Люблю ее снега; в присутствии луны
Как легкий бег саней с подругой быстр и волен,
Когда под соболем, согрета и свежа,
Она вам руку жмет, пылая и дрожа!**
— Чёрт, Вера, нет! — он всё-таки схватился за голову, — никаких рук, здесь так не принято. Стихи — только про природу, цветы...
— Приведите пример, — невинно захлопала глазами она, ещё не понимая, в чём его проблема со стихами, но уже радостно готовая этим пользоваться в целях его смущения.
С примерами была явная напряжёнка, зато Вера вспомнила ещё один и стала читать, самым невинным и скромным тоном:
За вздохом утренним мороза,
Румянец уст приотворя,
Как странно улыбнулась роза
В день быстролетней сентября!
Перед порхающей синицей
В давно безлиственных кустах
Как дерзко выступать царицей
С приветом вешним на устах.
Расцвесть в надежде неуклонной —
С холодной разлучась грядой,
Прильнуть последней, опьяненной
К груди хозяйки молодой!***
— Да вы издеваетесь, — констатировал министр, Вера рассмеялась и хрипловато запела, шагая вприпрыжку в ритме вальса:
Осень, в небе жгут корабли.
Осень, мне бы прочь от земли.
Там, где в море тонет печаль,
Осень — тёмная даль.*
— Ну, в принципе, теперь он мне уже нравится, — вздохнул министр, начиная смеяться на грани злости и веселья, Вера резко стала ровно и изобразила предельную серьёзность:
— Ладно, я готова к компромиссу. Как только вы обрисуете техзадание. Начинайте.
— В общем... — он медленно глубоко вдохнул и стал перечислять: — Можно: описания природы, погоды, растений. Можно, но с осторожностью: насекомых и птиц. Вообще очень осторожно: животных, особенно оленей, лис и кошек — это, в некоторых случаях, указание на женщин с низкими моральными принципами. Не всегда, но лучше перестраховаться. Нельзя: болезни, раны, смерть; всё тяжёлое, жестокое, разрушительное; острые предметы, длинные предметы, предметы личные, типа расчёски или веера — там у каждой вещи свой смысл, вы не угадаете, там сам чёрт ногу сломит; чертей, кстати, дьявола, демонов, духов — всё потустороннее нельзя. И вообще не упоминайте вслух ни о каких телесных вещах, кроме еды и напитков, хотя их тоже не стоит — это всё неприлично. Людей тоже не желательно.

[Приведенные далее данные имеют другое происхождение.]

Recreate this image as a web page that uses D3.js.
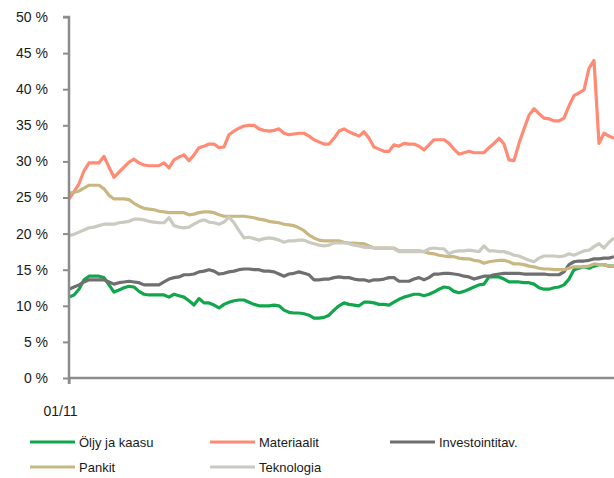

— А ещё никаких описаний пьяных подвигов общих знакомых, пейзажей после боя и странного поведения животных? — шёпотом уточнила Вера, министр послал ей долгий, очень укоризненный взгляд и мрачно прошипел:
— Виари тоже коза. Не зря вы с ней спелись.

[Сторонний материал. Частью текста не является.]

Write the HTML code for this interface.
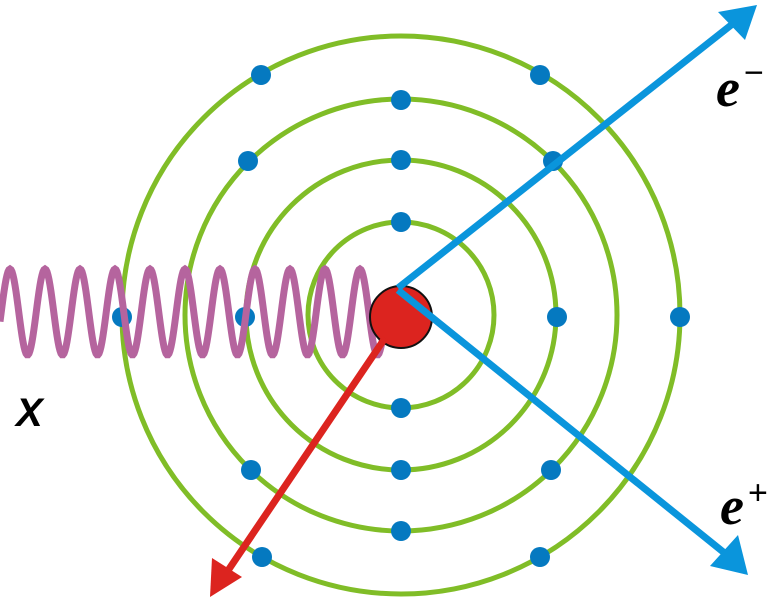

Вера стала хихикать, министр смотрел на небо и дышал медленно, потом посмотрел на Веру и шёпотом поинтересовался:
— Вы решили окончательно похоронить мою самооценку, да?
— Я отвечу вам на этот вопрос, как только вы объясните, в каком месте ваша самооценка привязана к поэтическому таланту.

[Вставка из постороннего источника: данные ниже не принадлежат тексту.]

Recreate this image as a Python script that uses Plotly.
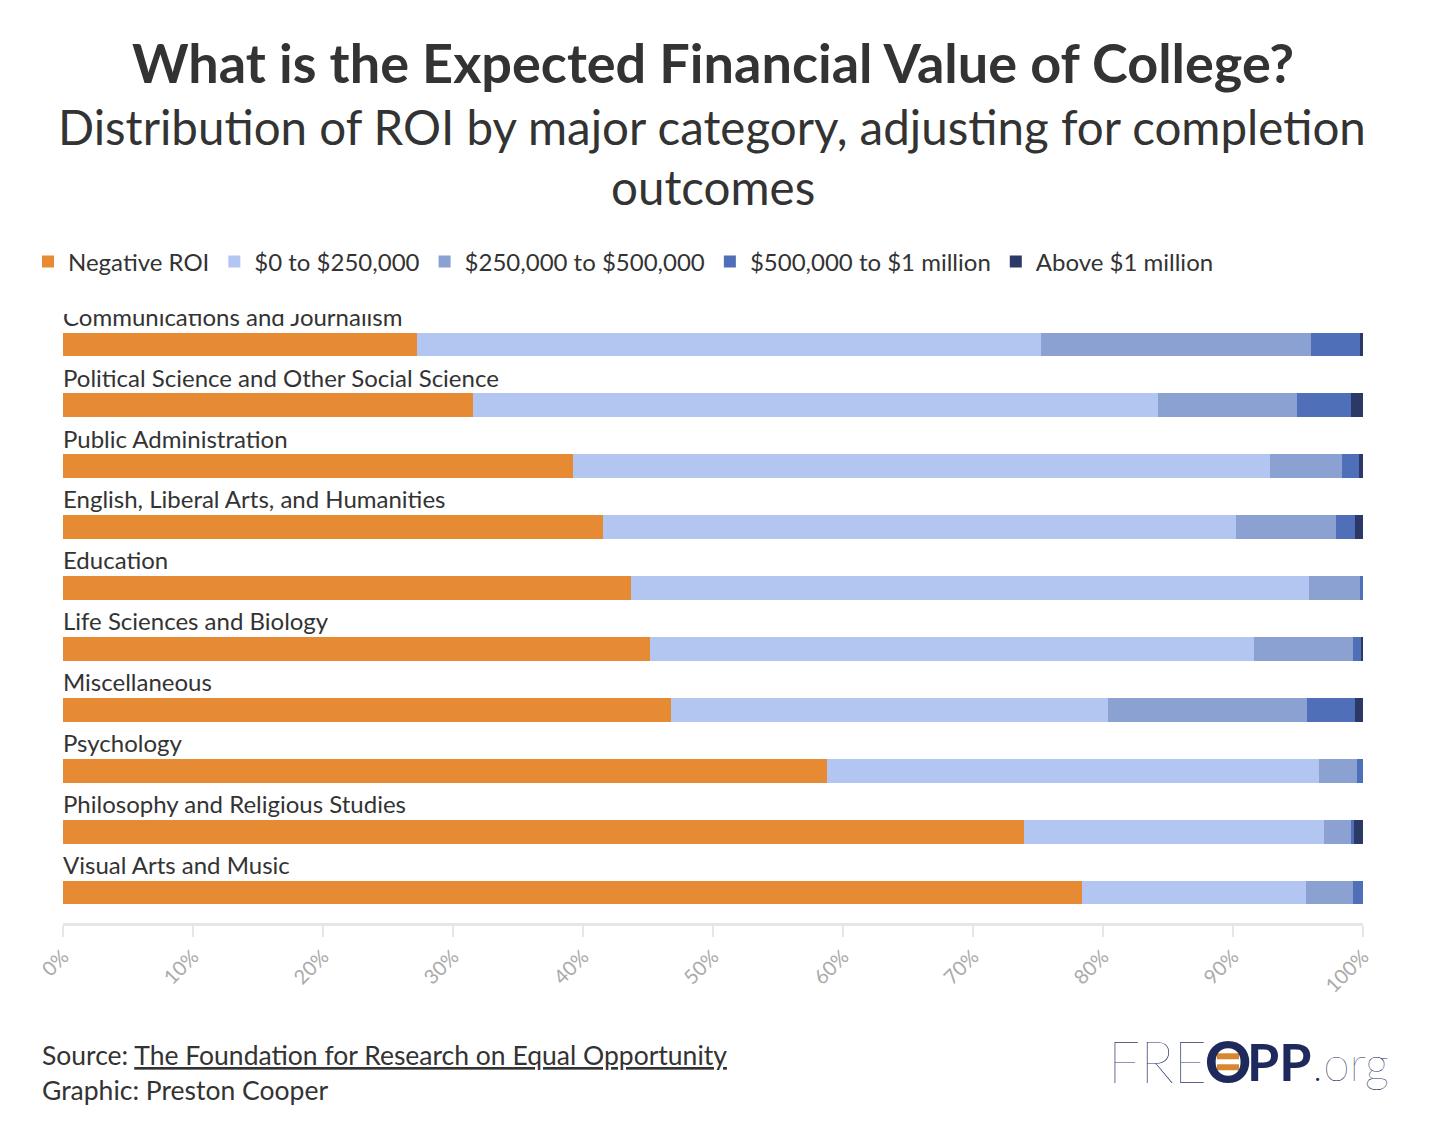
import plotly.graph_objects as go

categories = [
    "Communications and Journalism",
    "Political Science and Other Social Science",
    "Public Administration",
    "English, Liberal Arts, and Humanities",
    "Education",
    "Life Sciences and Biology",
    "Miscellaneous",
    "Psychology",
    "Philosophy and Religious Studies",
    "Visual Arts and Music",
]

negative_roi = [27.2, 31.5, 39.2, 41.5, 43.7, 45.15, 46.8, 58.8, 73.95, 78.35]
roi_0_250k = [48.0, 52.75, 53.65, 48.7, 52.15, 46.45, 33.6, 37.8, 23.05, 17.25]
roi_250k_500k = [20.8, 10.65, 5.55, 7.7, 3.9, 7.6, 15.3, 2.9, 2.05, 3.65]
roi_500k_1m = [3.8, 4.2, 1.3, 1.5, 0.25, 0.65, 3.7, 0.5, 0.25, 0.75]
roi_above_1m = [0.2, 0.9, 0.3, 0.6, 0.0, 0.15, 0.6, 0.0, 0.7, 0.0]

series_names = ["Negative ROI", "$0 to $250,000", "$250,000 to $500,000",
                "$500,000 to $1 million", "Above $1 million"]
series_values = [negative_roi, roi_0_250k, roi_250k_500k, roi_500k_1m, roi_above_1m]
series_colors = ["#E68A33", "#B3C6F2", "#8BA1D1", "#4F6FB8", "#2C3865"]

tick_values = [0, 10, 20, 30, 40, 50, 60, 70, 80, 90, 100]
tick_labels = [f"{v}%" for v in tick_values]

FONT = "Lato"
TEXT = "#333333"
NAVY = "#1F2A5C"
LOGO_ORANGE = "#D9862E"

# page has an 8px body margin; lay out in screenshot pixels and convert
OFF = 8
W, H = 1448 - 2 * OFF, 1134 - 2 * OFF
ML = 63 - OFF
MT = 313.5 - OFF
PW, PH = 1300, 610
MR = W - ML - PW
MB = H - MT - PH


def px_x(px):
    return (px - OFF - ML) / PW


def px_y(py):
    return (MT + PH - (py - OFF)) / PH


rows = list(range(len(categories)))

fig = go.Figure()
for name, vals, col in zip(series_names, series_values, series_colors):
    fig.add_trace(go.Bar(
        x=vals, y=rows, orientation="h", name=name,
        marker=dict(color=col, line=dict(width=0)),
        width=0.39,
        hoverinfo="skip",
    ))

# category labels above the bars (clipped to plot area like the original)
fig.add_trace(go.Scatter(
    x=[0] * len(categories),
    y=[r - 0.405 for r in rows],
    mode="text",
    text=categories,
    textposition="middle right",
    textfont=dict(family=FONT, size=24, color=TEXT),
    showlegend=False,
    cliponaxis=True,
    hoverinfo="skip",
))

fig.update_layout(
    width=W, height=H,
    barmode="stack",
    bargap=0,
    paper_bgcolor="white", plot_bgcolor="white",
    margin=dict(l=ML, r=MR, t=MT, b=MB),
    font=dict(family=FONT, color=TEXT),
    showlegend=True,
    legend=dict(
        orientation="h",
        xref="container", yref="container",
        x=(28 - OFF) / W, y=1 - (262 - OFF) / H, xanchor="left", yanchor="middle",
        font=dict(family=FONT, size=24, color=TEXT),
        itemwidth=30,
        traceorder="normal",
        bgcolor="rgba(0,0,0,0)",
    ),
    xaxis=dict(
        range=[0, 100],
        tickvals=tick_values, ticktext=tick_labels,
        tickangle=-45,
        tickfont=dict(family=FONT, size=20, color="#aaaaaa"),
        showgrid=False, zeroline=False,
        showline=True, linecolor="#e6e6e6", linewidth=3,
        ticks="outside", ticklen=11, tickwidth=2, tickcolor="#e6e6e6",
        fixedrange=True,
    ),
    yaxis=dict(
        range=[len(categories) - 0.5, -0.5],
        showticklabels=False, showgrid=False, zeroline=False, showline=False,
        fixedrange=True,
    ),
)

annotations = [
    dict(text="<b>What is the Expected Financial Value of College?</b>",
         x=px_x(713), y=px_y(62), xanchor="center",
         font=dict(size=54, color=TEXT, family=FONT)),
    dict(text="Distribution of ROI by major category, adjusting for completion",
         x=px_x(712), y=px_y(126), xanchor="center",
         font=dict(size=47.5, color=TEXT, family=FONT)),
    dict(text="outcomes",
         x=px_x(713), y=px_y(186), xanchor="center",
         font=dict(size=47.5, color=TEXT, family=FONT)),
    dict(text="Source: <u>The Foundation for Research on Equal Opportunity</u>",
         x=px_x(40), y=px_y(1056), xanchor="left",
         font=dict(size=26.5, color=TEXT, family=FONT)),
    dict(text="Graphic: Preston Cooper",
         x=px_x(40), y=px_y(1091), xanchor="left",
         font=dict(size=26.5, color=TEXT, family=FONT)),
    # logo pieces
    dict(text="FRE", x=px_x(1208), y=px_y(1062), xanchor="right", borderpad=0,
         font=dict(size=57, color=NAVY, family=FONT, weight=100)),
    dict(text="O", x=px_x(1228), y=px_y(1062), xanchor="center", borderpad=0,
         font=dict(size=57, color=NAVY, family=FONT, weight=900)),
    dict(text="PP", x=px_x(1246), y=px_y(1062), xanchor="left", borderpad=0,
         font=dict(size=52, color=NAVY, family=FONT, weight=700)),
    dict(text=".org", x=px_x(1311), y=px_y(1063), xanchor="left", borderpad=0,
         font=dict(size=48, color=NAVY, family=FONT, weight=100)),
]
for a in annotations:
    a.update(xref="paper", yref="paper", yanchor="middle", showarrow=False)
    fig.add_annotation(**a)

# orange bars inside the logo "O"
for top, bot in [(1054, 1060), (1065, 1071)]:
    fig.add_shape(type="rect", xref="paper", yref="paper",
                  x0=px_x(1217), x1=px_x(1239), y0=px_y(bot), y1=px_y(top),
                  fillcolor=LOGO_ORANGE, line=dict(width=0), layer="above")

fig.write_html("out.html")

— Любая самооценка в империи привязана к поэтическому таланту, здесь поэзия — язык всего, любой образованный человек должен уметь составить стих на любую тему по щелчку пальцев, и любой человек может оценивать любого человека по трём строкам стиха, сочинённого на ходу. Я обязан это уметь, и у меня были все условия для того, чтобы научиться, но я оказался настолько бездарен, что мне они не помогли. Это, в том числе, причина того, что меня не любят в империи. Поверьте, я знаю, что это такое, когда вас не любят, и для вас я этого не хочу, а вы никак не осознаете, насколько это серьёзно.
— Ладно, я поняла, — закатила глаза Вера, глубоко вдохнула и скучающим тоном выдала:
Цветочек алый на рассвете,
Умыв росою лепесток,
Мечтал о новом знойном лете,
Печально глядя на восток.
А запад мыл грозою тучи,
И точно знал, что завтра всё,
И что последний тёплый лучик
Утиный клин на юг несёт.
— Нормально, — кивнул министр, — ещё есть этого автора?
— Это я только что придумала, — сочувственно поджала губы Вера, похлопала министра по руке и кивнула: — Не парьтесь, я справлюсь. Я просто дурачусь.